As part of Mission 300, the World Bank's and African Development Bank's commitment to deliver electricity to 300 million Africans by 2030, ESMAP worked with governments and development partners to create integrated energy access strategies, ensuring they are cost-effective and sustainable.

Includes mobilizing grant funding for distributed renewable energy (DRE) projects, tapping into climate financing, and championing innovative solutions like mini-grids and standalone solar systems.

12 countries’ Electrification Compacts, announced at the end of January 2025. They outline how each government will accelerate access to electricity and build on ESMAP-supported national electrification strategies and least-cost access plans.

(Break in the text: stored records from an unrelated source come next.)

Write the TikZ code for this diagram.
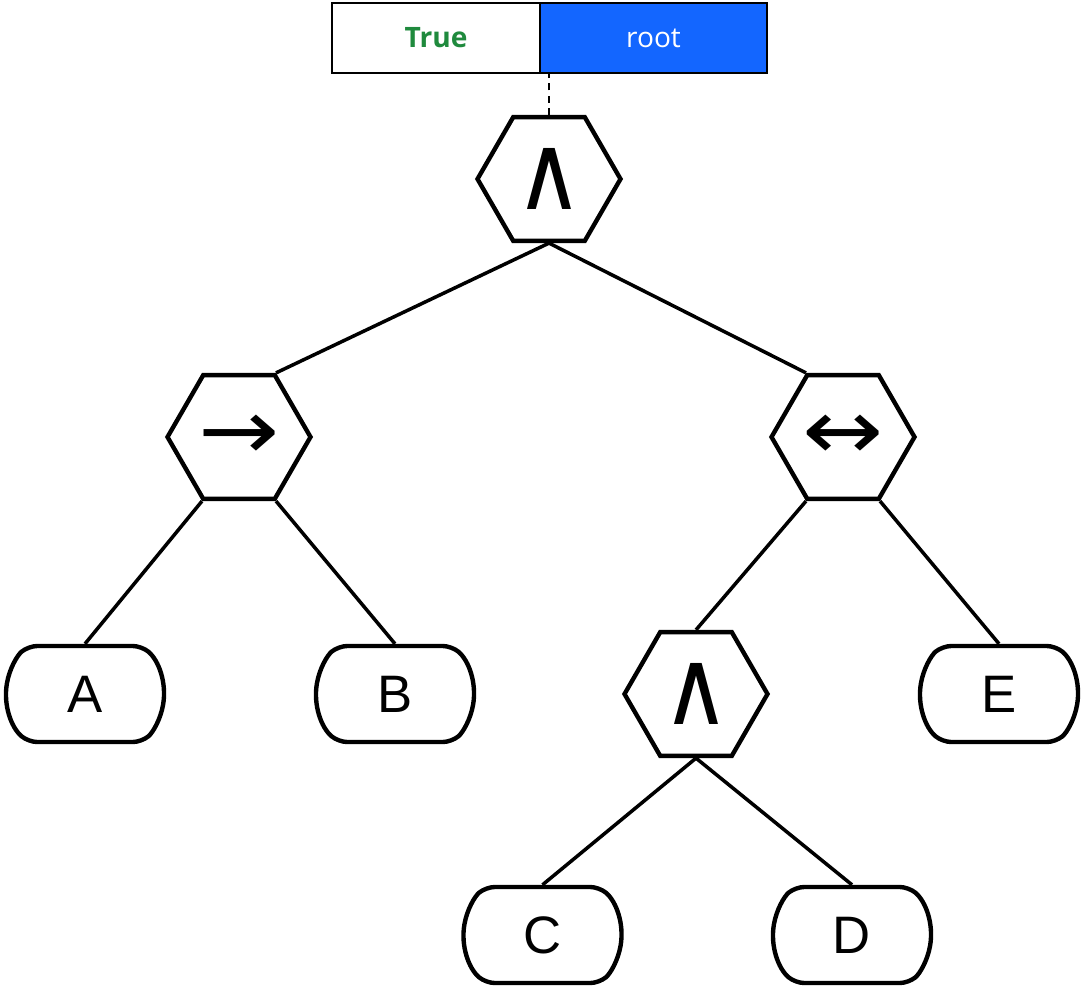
\documentclass[tikz,border=0pt]{standalone}
\usepackage{fontspec}
\setmainfont{Open Sans}
\newfontfamily\symfont{DejaVu Sans}
\newfontfamily\leaffont{Liberation Sans}
\usetikzlibrary{positioning}
\usetikzlibrary{shapes.geometric,shapes.misc}
\definecolor{rootblue}{RGB}{19,102,255}
\definecolor{truegreen}{RGB}{31,138,61}

\tikzset{
  opnode/.style={regular polygon, regular polygon sides=6, draw, line width=2.5pt,
    minimum size=2.86cm, inner sep=0pt, font=\symfont\fontsize{48}{54}\selectfont},
  leafnode/.style={rounded rectangle, rounded rectangle arc length=100, draw,
    rounded corners=5pt, line width=2.5pt, minimum width=3.16cm, minimum height=1.92cm,
    inner sep=0pt, font=\leaffont\fontsize{30}{36}\selectfont},
  tagbox/.style={draw, line width=1pt, minimum height=1.4cm,
    inner sep=0pt, font=\fontsize{16}{19}\selectfont},
  branch/.style={line width=2pt},
}

\begin{document}
\begin{tikzpicture}
			\useasboundingbox (0,0) rectangle (21.72,-19.98);
			% Tag
			\node[tagbox, minimum width=4.16cm, fill=white, text=truegreen, font=\fontsize{16}{19}\selectfont\bfseries] (val) at (8.72,-0.76) {True};
			\node[tagbox, minimum width=4.54cm, fill=rootblue, text=white] (name) at (13.07,-0.76) {root};
			% Operators
			\node[opnode] (root) at (10.98,-3.58) {\scalebox{1.1}[1.25]{∧}};
			\node[opnode] (imp) at (4.78,-8.74) {\scalebox{1.15}[1]{→}};
			\node[opnode] (iff) at (16.86,-8.74) {\scalebox{1.15}[1]{↔}};
			\node[opnode] (and) at (13.92,-13.88) {\scalebox{1.1}[1.25]{∧}};
			% Atoms
			\node[leafnode] (a) at (1.70,-13.88) {A};
			\node[leafnode] (b) at (7.90,-13.88) {B};
			\node[leafnode] (e) at (19.98,-13.88) {E};
			\node[leafnode] (c) at (10.85,-18.70) {C};
			\node[leafnode] (d) at (17.04,-18.70) {D};
			% Edges
			\draw[dashed, line width=1.4pt, dash pattern=on 4pt off 3pt] (root.north) -- (root.north |- val.south);
			\draw[branch] (root.south) -- (imp.corner 1);
			\draw[branch] (root.south) -- (iff.corner 2);
			\draw[branch] (imp.corner 4) -- (a.north);
			\draw[branch] (imp.corner 5) -- (b.north);
			\draw[branch] (iff.corner 4) -- (and.north);
			\draw[branch] (iff.corner 5) -- (e.north);
			\draw[branch] (and.south) -- (c.north);
			\draw[branch] (and.south) -- (d.north);
		\end{tikzpicture}
\end{document}
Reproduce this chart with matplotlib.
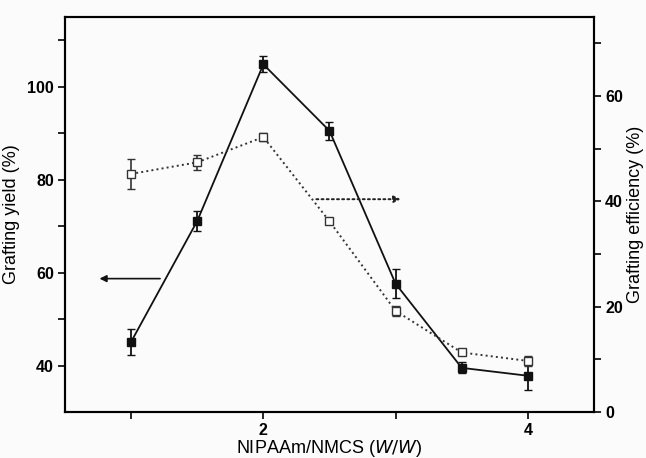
import matplotlib.pyplot as plt
from matplotlib.ticker import MultipleLocator, FixedLocator

plt.rcParams['font.family'] = ['Liberation Sans', 'DejaVu Sans']

ratio = [1, 1.5, 2, 2.5, 3, 3.5, 4]
yield_pct = [45.1, 71.1, 104.8, 90.5, 57.6, 39.5, 37.8]
yield_err = [2.8, 2.2, 1.7, 2.0, 3.1, 1.2, 3.0]
eff_pct = [45.2, 47.4, 52.2, 36.2, 19.2, 11.3, 9.7]
eff_err = [2.9, 1.4, 0.8, 0.5, 1.0, 0.5, 1.0]

fig = plt.figure(figsize=(6.46, 4.58), dpi=100)
fig.patch.set_facecolor('#fbfbfb')
ax = fig.add_axes([0.1006, 0.1004, 0.8189, 0.8626])
ax.set_facecolor('#fbfbfb')
ax2 = ax.twinx()

ax.errorbar(ratio, yield_pct, yerr=yield_err, color='#111111', lw=1.3,
            marker='s', ms=6, mfc='#111111', capsize=3, elinewidth=1.3, zorder=3)
ax2.errorbar(ratio, eff_pct, yerr=eff_err, color='#333333', lw=1.4, ls=':',
             marker='s', ms=6, mfc='white', mec='#333333', capsize=3,
             elinewidth=1.2, zorder=3)

ax.annotate('', xy=(0.74, 58.7), xytext=(1.24, 58.7),
            arrowprops=dict(arrowstyle='-|>', color='#111111', lw=1.2,
                            mutation_scale=10))
ax2.annotate('', xy=(3.06, 40.4), xytext=(2.38, 40.4),
             arrowprops=dict(arrowstyle='-|>', color='#222222', lw=1.4,
                             ls=':', mutation_scale=10))

ax.set_xlim(0.5, 4.5)
ax.set_ylim(30, 115)
ax2.set_ylim(0, 75)

ax.xaxis.set_major_locator(FixedLocator([2, 4]))
ax.xaxis.set_minor_locator(FixedLocator([1, 3]))
ax.yaxis.set_major_locator(MultipleLocator(20))
ax.yaxis.set_minor_locator(FixedLocator([50, 70, 90, 110]))
ax2.yaxis.set_major_locator(MultipleLocator(20))
ax2.yaxis.set_minor_locator(FixedLocator([10, 30, 50, 70]))

for a in (ax, ax2):
    a.tick_params(which='major', direction='out', length=5, width=1.2,
                  labelsize=11.5, pad=3)
    a.tick_params(which='minor', direction='out', length=5, width=1.2)
    for lab in a.get_xticklabels() + a.get_yticklabels():
        lab.set_fontweight('bold')
    for s in a.spines.values():
        s.set_linewidth(1.5)

ax.set_xlabel('NIPAAm/NMCS ($\\mathit{W/W}$)', fontsize=13, labelpad=0)
ax.set_ylabel('Grafting yield (%)', fontsize=13, labelpad=5)
ax2.set_ylabel('Grafting efficiency (%)', fontsize=13, labelpad=3)

plt.savefig('out.png', dpi=100, facecolor=fig.get_facecolor())
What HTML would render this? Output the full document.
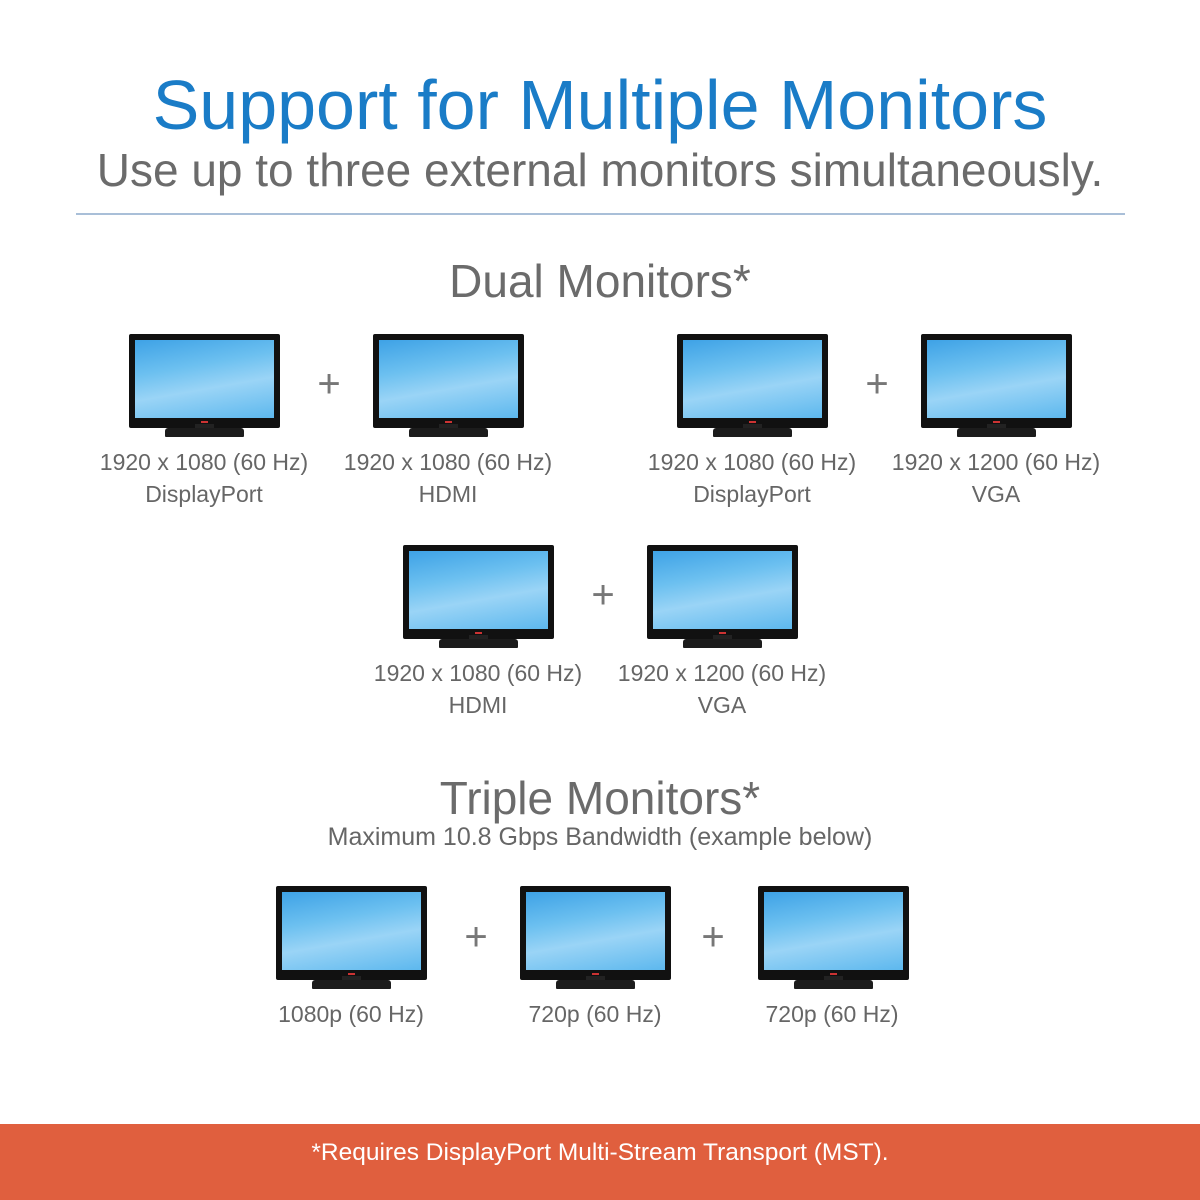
<!DOCTYPE html>
<html><head><style>
body{margin:0;width:1200px;height:1200px;background:#fff;position:relative;overflow:hidden;font-family:"Liberation Sans",sans-serif}
.t{position:absolute;left:0;width:1200px;text-align:center;white-space:nowrap}
.m{position:absolute;width:151px;height:104px}
.m .b{position:absolute;left:0;top:0;width:151px;height:94px;background:#111;border-radius:2px}
.m .s{position:absolute;left:6px;top:6px;width:139px;height:78px;background:linear-gradient(170deg,#3ea2e6 0%,#6cc0f0 35%,#9ad4f6 60%,#5db8ee 100%)}
.m .st{position:absolute;left:36px;top:94px;width:79px;height:9px;background:#1c1c1c;border-radius:3px 3px 1px 1px}
.m .nk{position:absolute;left:66px;top:90px;width:19px;height:6px;background:#222}
.m .r{position:absolute;left:72px;top:87px;width:7px;height:2px;background:#c33}
.l{position:absolute;width:260px;text-align:center;font-size:23px;color:#666;line-height:32px}
.p{position:absolute;width:40px;text-align:center;font-size:40px;color:#777;line-height:40px;font-weight:300}
</style></head><body>
<div class="t" style="top:63px;font-size:70px;color:#1a7cc7;line-height:84px">Support for Multiple Monitors</div>
<div class="t" style="top:142px;font-size:46px;color:#6b6b6b;line-height:56px">Use up to three external monitors simultaneously.</div>
<div style="position:absolute;left:76px;top:213px;width:1049px;height:2px;background:#a9bfd8"></div>
<div class="t" style="top:253px;font-size:46px;color:#6b6b6b;line-height:56px">Dual Monitors*</div>

<div class="m" style="left:129px;top:334px"><div class="b"></div><div class="s"></div><div class="nk"></div><div class="st"></div><div class="r"></div></div>
<div class="m" style="left:373px;top:334px"><div class="b"></div><div class="s"></div><div class="nk"></div><div class="st"></div><div class="r"></div></div>
<div class="m" style="left:677px;top:334px"><div class="b"></div><div class="s"></div><div class="nk"></div><div class="st"></div><div class="r"></div></div>
<div class="m" style="left:921px;top:334px"><div class="b"></div><div class="s"></div><div class="nk"></div><div class="st"></div><div class="r"></div></div>
<div class="p" style="left:309px;top:364px">+</div>
<div class="p" style="left:857px;top:364px">+</div>
<div class="l" style="left:74px;top:446px">1920 x 1080 (60 Hz)<br>DisplayPort</div>
<div class="l" style="left:318px;top:446px">1920 x 1080 (60 Hz)<br>HDMI</div>
<div class="l" style="left:622px;top:446px">1920 x 1080 (60 Hz)<br>DisplayPort</div>
<div class="l" style="left:866px;top:446px">1920 x 1200 (60 Hz)<br>VGA</div>

<div class="m" style="left:403px;top:545px"><div class="b"></div><div class="s"></div><div class="nk"></div><div class="st"></div><div class="r"></div></div>
<div class="m" style="left:647px;top:545px"><div class="b"></div><div class="s"></div><div class="nk"></div><div class="st"></div><div class="r"></div></div>
<div class="p" style="left:583px;top:575px">+</div>
<div class="l" style="left:348px;top:657px">1920 x 1080 (60 Hz)<br>HDMI</div>
<div class="l" style="left:592px;top:657px">1920 x 1200 (60 Hz)<br>VGA</div>

<div class="t" style="top:770px;font-size:46px;color:#6b6b6b;line-height:56px">Triple Monitors*</div>
<div class="t" style="top:822px;font-size:25px;color:#666;line-height:30px">Maximum 10.8 Gbps Bandwidth (example below)</div>

<div class="m" style="left:276px;top:886px"><div class="b"></div><div class="s"></div><div class="nk"></div><div class="st"></div><div class="r"></div></div>
<div class="m" style="left:520px;top:886px"><div class="b"></div><div class="s"></div><div class="nk"></div><div class="st"></div><div class="r"></div></div>
<div class="m" style="left:758px;top:886px"><div class="b"></div><div class="s"></div><div class="nk"></div><div class="st"></div><div class="r"></div></div>
<div class="p" style="left:456px;top:917px">+</div>
<div class="p" style="left:693px;top:917px">+</div>
<div class="l" style="left:221px;top:998px">1080p (60 Hz)</div>
<div class="l" style="left:465px;top:998px">720p (60 Hz)</div>
<div class="l" style="left:702px;top:998px">720p (60 Hz)</div>

<div style="position:absolute;left:0;top:1124px;width:1200px;height:76px;background:#e05f3e"></div>
<div class="t" style="top:1138px;font-size:24.5px;color:#fff;line-height:30px">*Requires DisplayPort Multi-Stream Transport (MST).</div>
</body></html>
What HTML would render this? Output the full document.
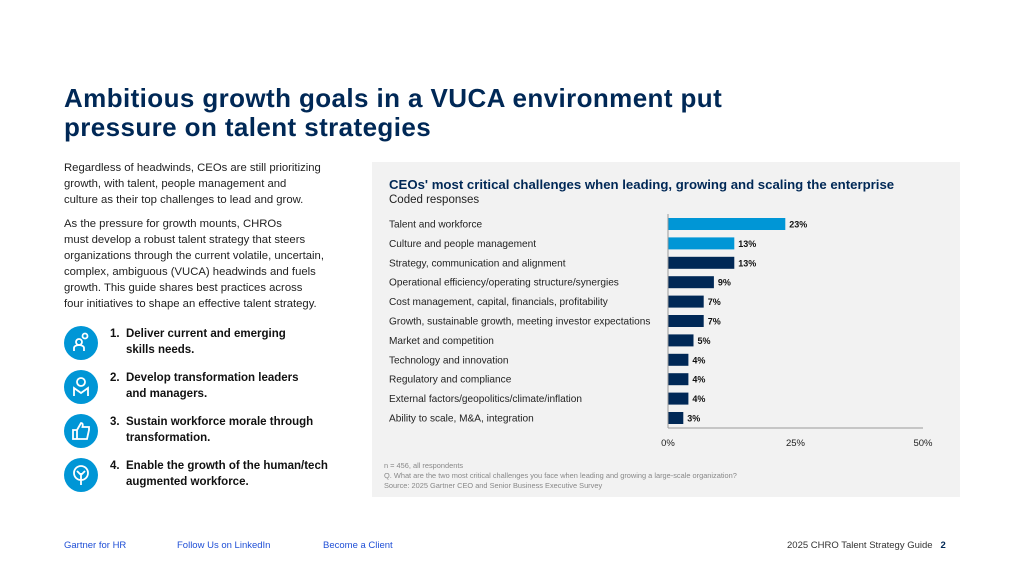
<!DOCTYPE html>
<html><head><meta charset="utf-8">
<style>
*{margin:0;padding:0;box-sizing:border-box}
body{width:1024px;height:576px;background:#fff;font-family:"Liberation Sans",sans-serif;position:relative;overflow:hidden;color:#1a1a1a}
.abs{position:absolute}
h1{position:absolute;left:64px;top:84px;font-size:26px;line-height:29px;font-weight:bold;color:#002856;letter-spacing:0.4px;width:760px;white-space:nowrap}
.p{position:absolute;left:64px;font-size:11.3px;line-height:16px;color:#222;white-space:nowrap}
.item{position:absolute;left:64px;height:34px;width:300px}
.circ{position:absolute;left:0;top:0;width:34px;height:34px;border-radius:50%;background:#0096d6}
.it{position:absolute;left:46px;top:1px;font-size:11.5px;line-height:15.5px;font-weight:bold;color:#111}
.foot{position:absolute;top:540px;font-size:9.5px;color:#1f4fd6}
</style></head><body>
<h1>Ambitious growth goals in a VUCA environment put<br>pressure on talent strategies</h1>
<div class="p" style="top:160px">Regardless of headwinds, CEOs are still prioritizing<br>growth, with talent, people management and<br>culture as their top challenges to lead and grow.</div>
<div class="p" style="top:216px">As the pressure for growth mounts, CHROs<br>must develop a robust talent strategy that steers<br>organizations through the current volatile, uncertain,<br>complex, ambiguous (VUCA) headwinds and fuels<br>growth. This guide shares best practices across<br>four initiatives to shape an effective talent strategy.</div>

<div class="item" style="top:326px"><div class="circ"><svg width="34" height="34"><g stroke="#fff" stroke-width="1.8" fill="none"><circle cx="15" cy="16" r="3"/><path d="M10 25v-3a5 3 0 0 1 10 0v3"/><circle cx="21" cy="10" r="2.5"/></g></svg></div><div class="it">1.&nbsp; Deliver current and emerging<br>&nbsp;&nbsp;&nbsp;&nbsp;&nbsp;skills needs.</div></div>
<div class="item" style="top:370px"><div class="circ"><svg width="34" height="34"><g stroke="#fff" stroke-width="1.8" fill="none"><circle cx="17" cy="12" r="4"/><path d="M10 26v-8l7 5 7-5v8"/></g></svg></div><div class="it">2.&nbsp; Develop transformation leaders<br>&nbsp;&nbsp;&nbsp;&nbsp;&nbsp;and managers.</div></div>
<div class="item" style="top:414px"><div class="circ"><svg width="34" height="34"><g stroke="#fff" stroke-width="1.8" fill="none"><path d="M9 16h4v9H9zM13 16l4-7c2 0 2 2 1.5 4H25v3l-2 9H13"/></g></svg></div><div class="it">3.&nbsp; Sustain workforce morale through<br>&nbsp;&nbsp;&nbsp;&nbsp;&nbsp;transformation.</div></div>
<div class="item" style="top:458px"><div class="circ"><svg width="34" height="34"><g stroke="#fff" stroke-width="1.8" fill="none"><circle cx="17" cy="15" r="7"/><path d="M17 15v12M13 13l4 4 4-4"/></g></svg></div><div class="it">4.&nbsp; Enable the growth of the human/tech<br>&nbsp;&nbsp;&nbsp;&nbsp;&nbsp;augmented workforce.</div></div>

<div class="abs" style="left:372px;top:162px;width:588px;height:335px;background:#f2f2f2"></div>
<div class="abs" style="left:389px;top:177px;font-size:13.2px;font-weight:bold;color:#002856;letter-spacing:0px;white-space:nowrap">CEOs' most critical challenges when leading, growing and scaling the enterprise</div>
<div class="abs" style="left:389px;top:194px;font-size:11.5px;color:#222">Coded responses</div>
<svg class="abs" style="left:0;top:0" width="1024" height="576" id="chart"></svg>
<div class="abs" style="left:384px;top:461px;font-size:7.4px;line-height:10px;color:#888;white-space:nowrap">n = 456, all respondents<br>Q. What are the two most critical challenges you face when leading and growing a large-scale organization?<br>Source: 2025 Gartner CEO and Senior Business Executive Survey</div>

<div class="foot" style="left:64px">Gartner for HR</div>
<div class="foot" style="left:177px">Follow Us on LinkedIn</div>
<div class="foot" style="left:323px">Become a Client</div>
<div class="foot" style="left:787px;color:#333">2025 CHRO Talent Strategy Guide&nbsp;&nbsp;&nbsp;<b style="color:#002856">2</b></div>

<script>
const categories=["Talent and workforce","Culture and people management","Strategy, communication and alignment","Operational efficiency/operating structure/synergies","Cost management, capital, financials, profitability","Growth, sustainable growth, meeting investor expectations","Market and competition","Technology and innovation","Regulatory and compliance","External factors/geopolitics/climate/inflation","Ability to scale, M&A, integration"];
const values=[23,13,13,9,7,7,5,4,4,4,3];
const ticks=[0,25,50];
const tickLabels=["0%","25%","50%"];
const NS="http://www.w3.org/2000/svg";
const svg=document.getElementById('chart');
const x0=668,x1=923,yTop=214,yBot=428,rowStep=19.4,row0=224;
const xs=v=>x0+(v-0)/(50-0)*(x1-x0);
const ys=i=>row0+i*rowStep;
function mk(t,a){const e=document.createElementNS(NS,t);for(const k in a)e.setAttribute(k,a[k]);svg.appendChild(e);return e;}
categories.forEach((c,i)=>{
  const lab=mk('text',{x:389,y:ys(i)+3.5,'font-size':'10.1','fill':'#222'});
  lab.textContent=c;
  
  
  const b=mk('rect',{x:x0,y:ys(i)-6,width:xs(values[i])-x0,height:12,fill:i<2?'#0096d6':'#002856'});
  
  
  const v=mk('text',{x:xs(values[i])+4,y:ys(i)+3.5,'font-size':'9','font-weight':'bold','fill':'#111'});
  v.textContent=values[i]+'%';
  
  
});
const ya=mk('line',{x1:x0,x2:x0,y1:yTop,y2:yBot,stroke:'#999','stroke-width':1});


const xa=mk('line',{x1:x0,x2:x1,y1:yBot,y2:yBot,stroke:'#999','stroke-width':1});


ticks.forEach((t,i)=>{
  const tl=mk('text',{x:xs(t),y:446,'font-size':'9.5','text-anchor':'middle','fill':'#222'});
  tl.textContent=tickLabels[i];
  
  
});
</script>
</body></html>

==Funding and Partnerships==
ESMAP is funded by a coalition of over 20 partners, including governments and foundations. Major donors include:

Government Partners

Austria, Canada, Denmark, European Commission, Finland, France, Germany, Iceland, Italy, Japan, Luxembourg, Netherlands, Norway, Spain, Sweden, Switzerland, and the United Kingdom.

Foundation Partners

ClimateWorks Foundation, Global Energy Alliance for People and Planet (GEAPP), and Rockefeller Foundation.

Strategic Partnerships

ESMAP forms partnerships to extend its impact. Examples include:

• UN Agencies and International Organizations: International Energy Agency (IEA), International Renewable Energy Agency (IRENA), United Nations Statistics Division (UNSD), World Health Organization (WHO).

• Industry Associations: Global Off-Grid Lighting Association (GOGLA).

• Development Initiatives: Sustainable Energy for All (SEforALL), the Global Energy Alliance for People and Planet (GEAPP).

• Global financing vehicles: Green Climate Fund (GCF), Climate Investment Funds (CIF), Global Infrastructure Facility (GIF).

For the FY2021-24 business plan period, ESMAP mobilized approximately $541 million in funding, with donor contributions averaging about $125 million per year.